Bangla-REX: A Distinct Dataset for Relation Extraction
Description
The dataset is grounded in theoretical and methodological frameworks that emphasize the importance of structured knowledge bases and annotated corpora for effective relation extraction. To generate this dataset, we compiled a comprehensive Bangla Knowledge Base (KB) consisting of 63,256 entries, which serves as a foundation for automating the labeling process with relation tags. The corpus itself is extensive, comprising 90,441 text entries that have been meticulously processed to include Named Entity Recognition (NER) and Part-of-Speech (POS) tagging, ensuring that it is ready for immediate use in relation extraction tasks. Additionally, we developed mnemonics for 440 distinct locations in Bangla, specifically tailored to enhance performance in location-based relation extraction.

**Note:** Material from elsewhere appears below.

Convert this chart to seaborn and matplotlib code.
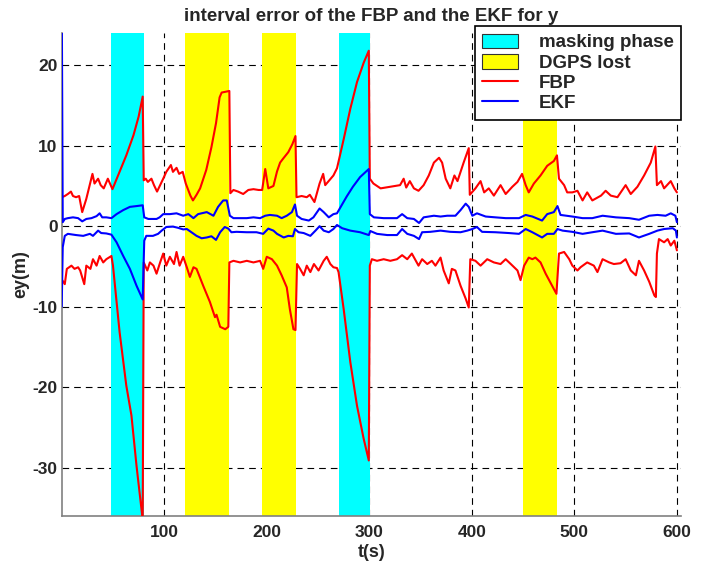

These mnemonics are particularly beneficial in the context of distant supervision-based relation extraction, where they help in establishing clear associations between locations and their corresponding entities or contexts.
Files
Steps to reproduce
We created a knowledge base from Bangla Wikidata and compiled text from Bangla Wikipedia and other online sources to build our corpus. We then performed Named Entity Recognition (NER) and Part-of-Speech (POS) tagging for efficient relation extraction. Subsequently, we manually curated location mnemonics in Bangla to enhance our dataset.